What can we learn from Luke 2:51 when Mary and Joseph found the young Jesus?

PixabayJesus obeyed His Father all the time.

While most teachings about the Lord Jesus focus on His adult life and earthly ministry, a few important lessons are also found in His life as a child. The Bible tells us that Jesus lived a sinless life, and this means that He lived a righteous, God-pleasing life even as a young boy.

In this article we will take a quick look at one of the moments in Jesus' early life as a young boy. We know that as the Saviour of the world he had to live a perfect life so that He could fulfill the will of God. This means we ought to look at His childhood.

Doing everything in obedience to God

The Lord Jesus exhibited perfect character. Everything that He did was pleasing in the sight of God. In fact, everything that He did, He did in obedience to God (see John 8:28). This includes His actions as a young boy.

Luke 2:39-52 gives us a glimpse of Jesus' childhood. Verses 39-40 tells us that after a few people said He is Israel's and the world's Saviour, He went home with His earthly parents to Nazareth. There, He "grew and became strong in spirit, filled with wisdom; and the grace of God was upon Him."

The verses that follow this description tell us of an account where, as a young boy aged 12, Jesus already amazed the people in the temple in Jerusalem. There He was listening to the teachers and asking them questions, and "all who heard Him were astonished at His understanding and answers" (v. 47)

As this was happening, Jesus' own earthly parents were searching for Him, for they did not notice that He wasn't with them as they went home to Galilee. Mary, upon finding Him, told Him that they were worried because they couldn't find Him.

To this, Jesus gave His famous response:

"Why did you seek Me? Did you not know that I must be about My Father's business?" (see verse 49)

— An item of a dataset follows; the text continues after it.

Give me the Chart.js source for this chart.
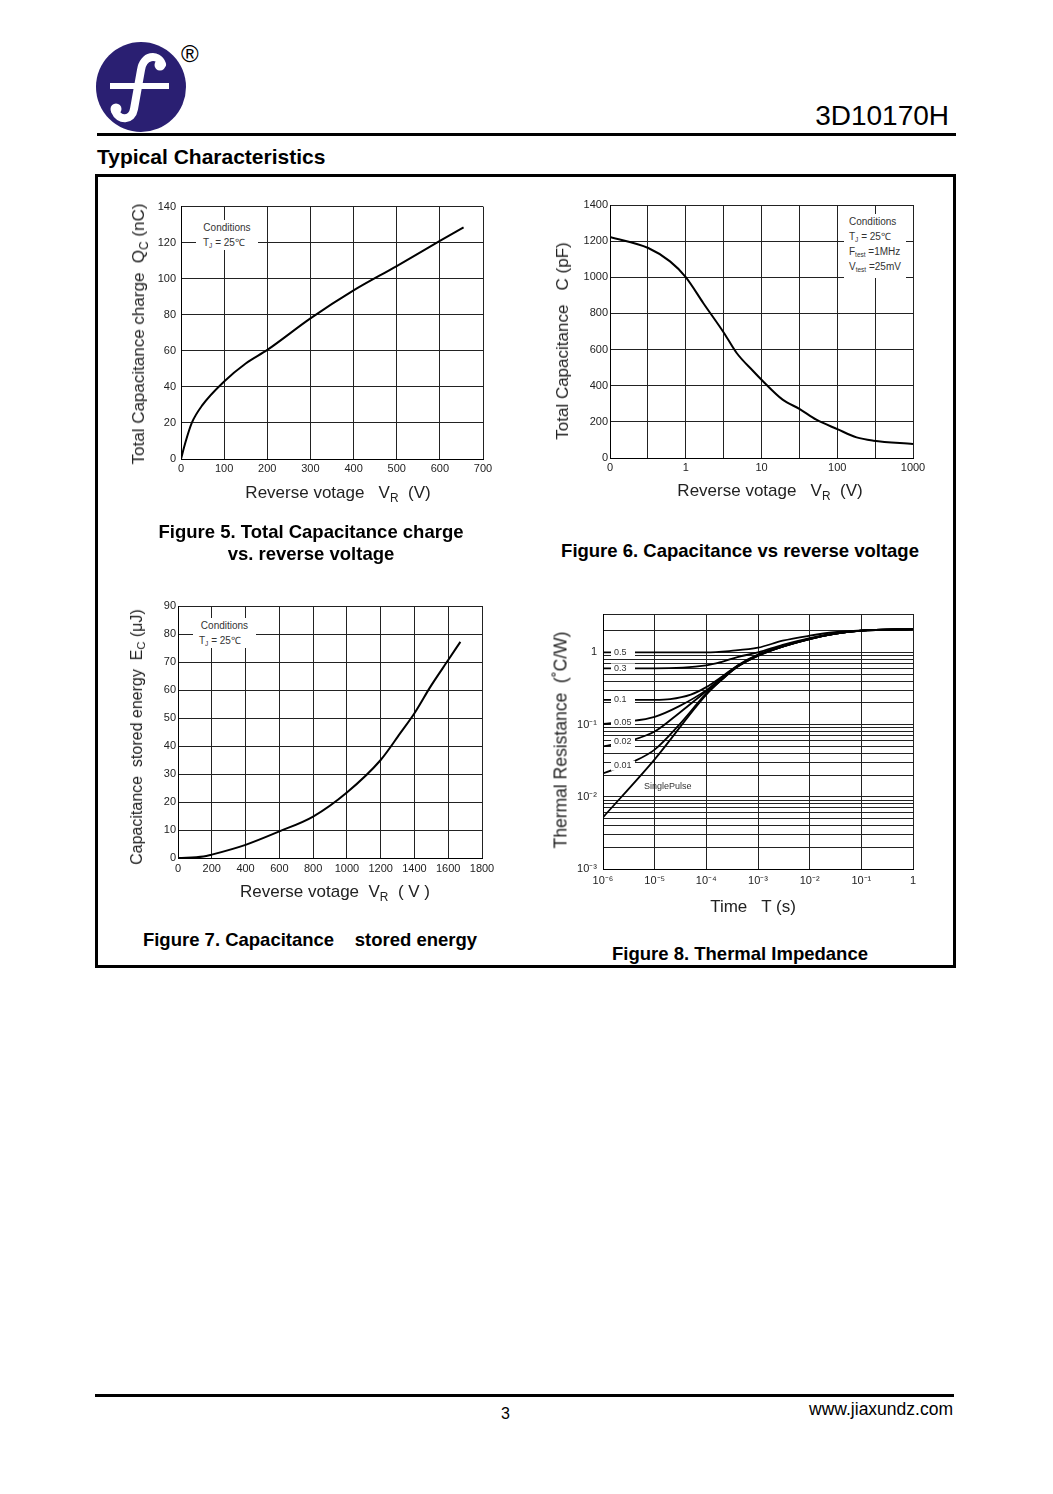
<!DOCTYPE html>
<html>
<head>
<meta charset="utf-8">
<script src="https://cdn.jsdelivr.net/npm/chart.js@4.4.1/dist/chart.umd.min.js"></script>
<style>
body { margin: 0; background: #fff; font-family: "Liberation Sans", Arial, sans-serif; }
#page { position: relative; width: 1053px; height: 1494px; overflow: hidden; background: #fff; }
canvas { position: absolute; }
.t { position: absolute; white-space: nowrap; }
.ytitle { position: absolute; white-space: nowrap; transform: translate(-50%, -50%) rotate(-90deg); color: #222; }
.xtitle { position: absolute; white-space: nowrap; transform: translate(-50%, -50%); color: #222; }
.cap { position: absolute; white-space: nowrap; transform: translate(-50%, -50%); font-weight: bold; font-size: 18.5px; text-align: center; line-height: 22px; color: #000; }
sub { font-size: 70%; vertical-align: -0.3em; line-height: 0; }
.cond { position: absolute; background: #fff; font-size: 10px; color: #333; line-height: 15px; white-space: nowrap; }
.cond sub { font-size: 65%; }
.rule { position: absolute; background: #000; }
</style>
</head>
<body>
<div id="page">

  <!-- header -->
  <svg class="t" style="left:96px;top:42px" width="90" height="90" viewBox="0 0 90 90">
    <circle cx="45" cy="45" r="45" fill="#2a1f72"/>
    <path d="M66,22 C62,11 47,13 45,28 L38,67 C36,79 23,79 19,69" fill="none" stroke="#fff" stroke-width="8" stroke-linecap="round"/>
    <circle cx="64" cy="23" r="5.5" fill="#fff"/>
    <circle cx="20" cy="67" r="5.5" fill="#fff"/>
    <rect x="14" y="41" width="59" height="6" fill="#fff"/>
  </svg>
  <div class="t" style="left:181px;top:40px;font-size:24px;line-height:28px;">®</div>
  <div class="t" style="right:104px;top:99px;font-size:28px;line-height:34px;">3D10170H</div>
  <div class="rule" style="left:97px;top:133px;width:859px;height:3px;"></div>
  <div class="t" style="left:97px;top:145px;font-size:21px;line-height:24px;font-weight:bold;">Typical Characteristics</div>

  <!-- frame round the four figures -->
  <div class="t" style="left:95px;top:174px;width:855px;height:788px;border:3px solid #000;"></div>

  <!-- Figure 5 -->
  <canvas id="qcChart" width="360" height="290" style="left:140px;top:195px"></canvas>
  <div class="cond" style="left:196px;top:220px;width:62px;height:30px;">
    <div style="text-align:center">Conditions</div>
    <div style="padding-left:7px">T<sub>J</sub> = 25℃</div>
  </div>
  <div class="ytitle" style="left:139px;top:334px;font-size:17px;">Total Capacitance charge&nbsp; Q<sub>C</sub> (nC)</div>
  <div class="xtitle" style="left:338px;top:493px;font-size:17px;">Reverse votage&nbsp;&nbsp; V<sub>R</sub>&nbsp;&nbsp;(V)</div>
  <div class="cap" style="left:311px;top:543px;">Figure 5. Total Capacitance charge<br>vs. reverse voltage</div>

  <!-- Figure 6 -->
  <canvas id="capChart" width="360" height="290" style="left:570px;top:195px"></canvas>
  <div class="cond" style="left:844px;top:214px;width:62px;height:64px;padding-left:5px;box-sizing:border-box;">
    <div>Conditions</div>
    <div>T<sub>J</sub> = 25℃</div>
    <div>F<sub>test</sub> =1MHz</div>
    <div>V<sub>test</sub> =25mV</div>
  </div>
  <div class="ytitle" style="left:563px;top:341px;font-size:17px;">Total Capacitance&nbsp;&nbsp; C (pF)</div>
  <div class="xtitle" style="left:770px;top:491px;font-size:17px;">Reverse votage&nbsp;&nbsp; V<sub>R</sub>&nbsp;&nbsp;(V)</div>
  <div class="cap" style="left:740px;top:551px;">Figure 6. Capacitance vs reverse voltage</div>

  <!-- Figure 7 -->
  <canvas id="ecChart" width="370" height="290" style="left:130px;top:595px"></canvas>
  <div class="cond" style="left:193px;top:618px;width:63px;height:30px;">
    <div style="text-align:center">Conditions</div>
    <div style="padding-left:6px">T<sub>J</sub> = 25℃</div>
  </div>
  <div class="ytitle" style="left:137px;top:737px;font-size:16px;">Capacitance&nbsp; stored energy&nbsp; E<sub>C</sub> (μJ)</div>
  <div class="xtitle" style="left:335px;top:892px;font-size:17px;">Reverse votage&nbsp; V<sub>R</sub>&nbsp; ( V )</div>
  <div class="cap" style="left:310px;top:940px;">Figure 7. Capacitance&nbsp;&nbsp;&nbsp; stored energy</div>

  <!-- Figure 8 -->
  <canvas id="zthChart" width="370" height="300" style="left:560px;top:600px"></canvas>
  <div class="ytitle" style="left:561px;top:740px;font-size:17.5px;">Thermal Resistance&nbsp; (˚C/W)</div>
  <div class="xtitle" style="left:753px;top:907px;font-size:17px;">Time&nbsp;&nbsp; T (s)</div>
  <div class="cap" style="left:740px;top:954px;">Figure 8. Thermal Impedance</div>

  <!-- footer -->
  <div class="rule" style="left:95px;top:1394px;width:859px;height:3px;"></div>
  <div class="t" style="left:501px;top:1404px;font-size:16px;line-height:20px;">3</div>
  <div class="t" style="right:100px;top:1398px;font-size:17.5px;line-height:22px;">www.jiaxundz.com</div>
</div>

<script>
// Figure 5: total capacitance charge vs reverse voltage
const qcVolt   = [0, 10, 25, 50, 100, 150, 200, 300, 400, 500, 600, 655];
const qcCharge = [0, 9, 20, 30, 43, 53, 60.5, 78, 93.5, 107, 121, 128.5];

// Figure 6: capacitance vs reverse voltage (log axis, "0" sits at the left end)
const capVolt  = [0, 0.32, 0.62, 1, 1.7, 3.2, 4.7, 7.8, 10, 19, 32, 53, 100, 180, 300, 1000];
const capPf    = [1223, 1162, 1088, 1001, 858, 692, 581, 480, 433, 323, 271, 212, 160, 114, 96, 77];
const capTicks      = [0.1, 0.316, 1, 3.16, 10, 31.6, 100, 316, 1000];
const capTickLabels = ['0', '', '1', '', '10', '', '100', '', '1000'];

// Figure 7: capacitance stored energy
const ecVolt   = [0, 150, 200, 400, 600, 800, 1000, 1200, 1315, 1400, 1495, 1600, 1672];
const ecEnergy = [0, 0.5, 1.2, 4.7, 9.5, 14.8, 23.4, 35, 44.5, 51.7, 61.2, 70.7, 77.2];

// Figure 8: transient thermal impedance, one curve per duty cycle
const dutyLabels = ['0.5', '0.3', '0.1', '0.05', '0.02', '0.01'];
const z05T  = [1e-6, 1e-5, 1e-4, 3e-4, 1e-3, 3e-3, 1e-2, 3e-2, 0.1, 1];
const z05V  = [1.0, 1.0, 1.0, 1.05, 1.16, 1.45, 1.70, 1.90, 2.02, 2.1];
const z03T  = [1e-6, 1e-5, 1e-4, 2e-4, 4e-4, 1e-3, 3e-3, 1e-2, 3e-2, 0.1, 1];
const z03V  = [0.6, 0.6, 0.66, 0.74, 0.86, 1.0, 1.27, 1.58, 1.83, 2.0, 2.1];
const z01T  = [1e-6, 1e-5, 2e-5, 5e-5, 1e-4, 2e-4, 4e-4, 1e-3, 3e-3, 1e-2, 3e-2, 0.1, 1];
const z01V  = [0.22, 0.22, 0.225, 0.26, 0.33, 0.46, 0.66, 0.93, 1.22, 1.55, 1.81, 2.0, 2.1];
const z005T = [1e-6, 3e-6, 1e-5, 3e-5, 1e-4, 2e-4, 4e-4, 1e-3, 3e-3, 1e-2, 3e-2, 0.1, 1];
const z005V = [0.102, 0.11, 0.128, 0.18, 0.30, 0.45, 0.65, 0.92, 1.21, 1.54, 1.8, 2.0, 2.1];
const z002T = [1e-6, 4e-6, 1e-5, 3e-5, 1e-4, 2e-4, 4e-4, 1e-3, 3e-3, 1e-2, 3e-2, 0.1, 1];
const z002V = [0.05, 0.062, 0.08, 0.145, 0.29, 0.43, 0.64, 0.91, 1.2, 1.53, 1.8, 2.0, 2.1];
const z001T = [1e-6, 4e-6, 1e-5, 3e-5, 1e-4, 2e-4, 4e-4, 1e-3, 3e-3, 1e-2, 3e-2, 0.1, 1];
const z001V = [0.021, 0.031, 0.045, 0.1, 0.27, 0.42, 0.63, 0.9, 1.2, 1.53, 1.8, 2.0, 2.1];
const spT   = [1e-6, 1e-5, 1e-4, 2e-4, 4e-4, 1e-3, 3e-3, 1e-2, 3e-2, 0.1, 1];
const spV   = [0.0052, 0.033, 0.26, 0.42, 0.63, 0.89, 1.2, 1.52, 1.8, 1.98, 2.1];
const zthXTicks  = [1e-6, 1e-5, 1e-4, 1e-3, 1e-2, 1e-1, 1];
const zthXLabels = ['10⁻⁶', '10⁻⁵', '10⁻⁴', '10⁻³', '10⁻²', '10⁻¹', '1'];
const zthYMajor  = [0.001, 0.01, 0.1, 1];
const zthYLabels = ['10⁻³', '10⁻²', '10⁻¹', '1'];
const zthYTop    = 3.4;

const FONT = '"Liberation Sans", Arial, sans-serif';
const tickFont = { family: FONT, size: 11 };
const grid = { color: '#222', lineWidth: 1, drawTicks: false };
const border = { color: '#000', width: 1 };
const plain = v => String(v);   // no thousands separators

function pts(xs, ys) { return xs.map((x, i) => ({ x, y: ys[i] })); }

function lineSet(data, w) {
  return {
    data, borderColor: '#000', borderWidth: w || 2, pointRadius: 0,
    fill: false, cubicInterpolationMode: 'monotone'
  };
}

function baseOpts(pad, xAxis, yAxis) {
  return {
    responsive: false, animation: false,
    layout: { padding: pad },
    plugins: { legend: { display: false }, tooltip: { enabled: false } },
    scales: { x: xAxis, y: yAxis }
  };
}

// Figure 5
new Chart(document.getElementById('qcChart'), {
  type: 'line',
  data: { datasets: [lineSet(pts(qcVolt, qcCharge))] },
  options: baseOpts({ top: 11, right: 17, left: 0, bottom: 0 },
    { type: 'linear', min: 0, max: 700, grid, border,
      ticks: { stepSize: 100, padding: 3, color: '#222', font: tickFont, maxRotation: 0, callback: plain },
      afterFit: s => { s.height = 26; } },
    { type: 'linear', min: 0, max: 140, grid, border,
      ticks: { stepSize: 20, padding: 5, color: '#222', font: tickFont, callback: plain },
      afterFit: s => { s.width = 41; } })
});

// Figure 6
new Chart(document.getElementById('capChart'), {
  type: 'line',
  data: { datasets: [lineSet(pts(capVolt.map(v => v === 0 ? capTicks[0] : v), capPf))] },
  options: baseOpts({ top: 10, right: 17, left: 0, bottom: 0 },
    { type: 'logarithmic', min: 0.1, max: 1000, grid, border,
      afterBuildTicks: s => { s.ticks = capTicks.map(v => ({ value: v })); },
      ticks: { autoSkip: false, padding: 3, color: '#222', font: tickFont, maxRotation: 0,
               callback: (v, i) => capTickLabels[i] },
      afterFit: s => { s.height = 27; } },
    { type: 'linear', min: 0, max: 1400, grid, border,
      ticks: { stepSize: 200, padding: 2, color: '#222', font: tickFont, callback: plain },
      afterFit: s => { s.width = 40; } })
});

// Figure 7
new Chart(document.getElementById('ecChart'), {
  type: 'line',
  data: { datasets: [lineSet(pts(ecVolt, ecEnergy))] },
  options: baseOpts({ top: 11, right: 18, left: 0, bottom: 0 },
    { type: 'linear', min: 0, max: 1800, grid, border,
      ticks: { stepSize: 200, padding: 4, color: '#222', font: tickFont, maxRotation: 0, autoSkip: false, callback: plain },
      afterFit: s => { s.height = 27; } },
    { type: 'linear', min: 0, max: 90, grid, border,
      ticks: { stepSize: 10, padding: 2, color: '#222', font: tickFont, callback: plain },
      afterFit: s => { s.width = 48; } })
});

// Figure 8: duty-cycle labels in white boxes sitting on each curve
function yOnCurve(points, x) {
  for (let i = 1; i < points.length; i++) {
    const a = points[i - 1], b = points[i];
    if (x >= a.x && x <= b.x) return a.y + (b.y - a.y) * (x - a.x) / (b.x - a.x);
  }
  return points[0].y;
}

const dutyLabelPlugin = {
  id: 'dutyLabels',
  afterDatasetsDraw(chart) {
    const ctx = chart.ctx, area = chart.chartArea;
    ctx.save();
    ctx.font = '9px ' + FONT;
    ctx.textBaseline = 'middle';
    dutyLabels.forEach((lab, i) => {
      const p = chart.getDatasetMeta(i).data;
      const bx = area.left + 8;
      const y = yOnCurve(p, bx + 12);
      ctx.fillStyle = '#fff';
      ctx.fillRect(bx, y - 5, 24, 10);
      ctx.fillStyle = '#333';
      ctx.fillText(lab, bx + 3, y);
    });
    ctx.fillText('SinglePulse', area.left + 41, area.top + 173);
    ctx.restore();
  }
};

// log grid: 1..9 in every decade, plus 2 and the top edge
const zthYGrid = [];
[0.001, 0.01, 0.1].forEach(d => { for (let m = 1; m <= 9; m++) zthYGrid.push(+(m * d).toPrecision(3)); });
zthYGrid.push(1, 2, zthYTop);

new Chart(document.getElementById('zthChart'), {
  type: 'line',
  data: { datasets: [
    lineSet(pts(z05T, z05V), 1.8),
    lineSet(pts(z03T, z03V), 1.8),
    lineSet(pts(z01T, z01V), 1.8),
    lineSet(pts(z005T, z005V), 1.8),
    lineSet(pts(z002T, z002V), 1.8),
    lineSet(pts(z001T, z001V), 1.8),
    lineSet(pts(spT, spV), 1.8)
  ] },
  plugins: [dutyLabelPlugin],
  options: baseOpts({ top: 14, right: 17, left: 0, bottom: 0 },
    { type: 'logarithmic', min: 1e-6, max: 1, grid, border,
      afterBuildTicks: s => { s.ticks = zthXTicks.map(v => ({ value: v })); },
      ticks: { autoSkip: false, padding: 5, color: '#222', font: tickFont, maxRotation: 0,
               callback: (v, i) => zthXLabels[i] },
      afterFit: s => { s.height = 31; } },
    { type: 'logarithmic', min: 0.001, max: zthYTop, grid, border,
      afterBuildTicks: s => { s.ticks = zthYGrid.map(v => ({ value: v })); },
      ticks: { autoSkip: false, padding: 6, color: '#222', font: tickFont,
               callback: v => {
                 const k = zthYMajor.findIndex(m => Math.abs(m - v) < m * 1e-6);
                 return k < 0 ? '' : zthYLabels[k];
               } },
      afterFit: s => { s.width = 43; } })
});
</script>
</body>
</html>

Obedience to God at all costs

From their exchange, we understand that at an early age, Jesus already knew that He was sent for something more than just an earthly life. He knew that He was meant to do God's will on earth, and was even eager to do it - at age twelve.

If we were in Jesus' position, we would've gone out to do ministry right then and there. Jesus, however, didn't really think of preaching or church ministry. He thought of doing God's will, and that's what He did. Luke 2:51 tells us,

"Then [Jesus] went down with them and came to Nazareth, and was subject to them, but His mother kept all these things in her heart."

Many Christians today, passionate as they are to "serve God," fail to realize that it's God's will for us to honor our parents and for us to take care of our families. Young Christians also, in their "passion for ministry," fail to submit themselves to their parents in obedience to God.

Jesus' very submission to His earthly parents teaches us a few things:

1) It is God's will for us to honor our parents

God did command us to honor our fathers and mothers. Jesus Himself did this to show us its importance. Many of us ignore this command, but Jesus did not, and His actions should teach us to obey it.

Jesus is God in the flesh, and His actions teach us that God seriously want us to honor Him by honoring our parents.

2) Our family is our first ministry

Jesus knew that He was meant to do the will of God - and started doing it in His own household first.

The Lord's very actions teach us that we must obey God inside our homes first, before we go out. Our family matters to God. In fact, God promised that if we believe, our families will be saved as well. We must thus serve God by sharing Him to our families.

Our relationship with our families will serve as a testimony of God's love to them through us. Our family is our first ministry.

3) God's will should take precedence over our ministry ambitions

Jesus knew that He should be about His Father's business. As a young boy, He amazed people in the temple, and yet when His earthly parents arrived He submitted Himself to them.

Why would Jesus submit Himself to His earthly parents, even after saying that He should be about His Father's business?

It's because God's will is more important that any public ministry.

Many Christians today spend so much time, energy and resources in church ministry, forgetting that God's will isn't just church ministry. They forget that it's His will for all men to be saved (see 1 Timothy 2:4), and thus just focus on their dreams for their churches, Bible study groups, and Christian fellowships. And we could be guilty of this, too.

We must take care to know God's will (see Ephesians 5:17). We must obey His will, not our own ambitions.